Purely anecdotal, but most people I know in Michigan aren’t angry with democrats in general as much as they are angry that the state government has managed to screw up something else. There was a lot of money spent to move the primary up and the state isn’t flush with cash. They were also warned that they would lose the right to seat delegates in advance and decided to forge ahead anyway.

So in answer to your questions

1)Not really. Again, Michigan made it’s own mess. The DNC didn’t make it for them.
2)No clue.
3)The only people that really deserve to take the fall for this rest in Lansing, and they may. There is a lot of dissatisfaction in Michigan right now with regards to our government (on both sides).

So the people in Michigan believe that the party should make the rules and not the state that obviously pays for it? What about the Dems in Florida? Do they feel the same?

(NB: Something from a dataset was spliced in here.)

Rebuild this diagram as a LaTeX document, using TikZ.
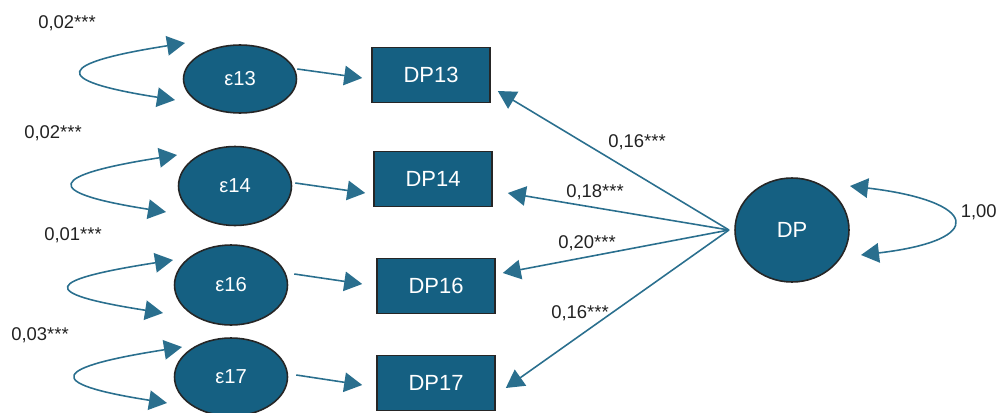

It’d be closer to say that we’re used to our government fucking things up so the primary fiasco is just one more. Basically we’re angrier at our own government for making the DNC punish us than we are at the DNC for punishing us. As I said, the DNC let us know exactly what would happen should we push the primary ahead and a fair amount of citizens were against the idea because of the costs involved in moving the primary up and the inability to seat delegates. The state government didn’t listen to anyone and was fairly punished.

In Florida, I think it was the Republicans that moved the primaries, but it is the Democrats that have punished us for it.

More importantly, during the General Election, the Republican slime-bags have put an anti-gay marriage amendment to try and draw their “base” to the polls.

And McCain did quite well here and will most likely carry the heavy senior vote. (“He seems like such a nice young man”)
Hillary might win the state, but I doubt that Barack can. But I do believe the Dems can win the GE and not carry Florida.

Will people really be thinking about the primaries when they in November? I don’t think so.

Because of the primary results, Obama would have to campaign a little harder in Michigan and a little harder still in Florida than he would have otherwise. But he could still take them. Clinton wouldn’t need to do even that.

The states of Michigan and Florida pay for the Democratic National Convention? How generous of them.

Finally I understand the essence of this situation. Republican controlled legislatures moved up the primaries in Michigan and Florida and their minority Democrats are being punished for it by the national party. Does this make any sense at all???

If anything it cements my understanding that Democrats are prone to self destruction and they don’t give a shit about the rights of states. Even the old goat Kennedy doesn’t give a shit about the wishes of his state given his exhuberant support of Obama.

I can’t be sure about Michigan since Obama wasn’t on the ballot, but if the winner of the number of pledged delegates flips on whether Florida counts or not, there will be hell to pay.

Jennifer Granholm, the governor of Michigan and a democrat, was also behind the moving of the primary. No vast right wing conspiracy here.

Speaking as a Michigander who voted “uncommitted” on the Democratic side to bitch-slap Hillary:

  1. Would that strategy work?
    No. The average voter doesn’t give a flying fig about whether his state’s delegation is seated at the convention.

  2. If so, could the Dems still win losing those 44 votes (in effect minimizing the slam-dunk that is California)
    Possibly, if Ohio flips the other way and a few mountain states come around.

  3. If the Dems lose MI and FL and thereby lose the election, who takes the fall and resigns? Howard “RRRAAAAWWWWWWRRRRRRRR” Dean? Someone else? It will certainly not be because of the phantom primaries. The legislators in Tallahassee and Lansing are to blame.

The legislators in Lansing may be Demcorats (they brought it on themselves) but the legislators in Tallahassee are Republicans. We need new Democratic primaries in those states.

Glancing at a list of past DNC chairs, the average tenure seems to be a little more then two years, and the last person to hold it for longer then four left in 1968. I imagine Dean will step down after '09 regardless of the outcome of the elections.

As for the effect of the primary delegate fight on MI and FL races, I doubt they’ll matter. Most people won’t even remember, and those that do will probably be the people most invested in the Dem primary race, the same people who are most likely to really want a Dem president in '09

No, it doesn’t make sense. Why didn’t they just have the Democratic convention on a day that was acceptable to the DNC, which could have been on a different day than the Republicans had theirs. New Mexico, for one, has the Dem and Rep primaries on different days (February and June, respectively).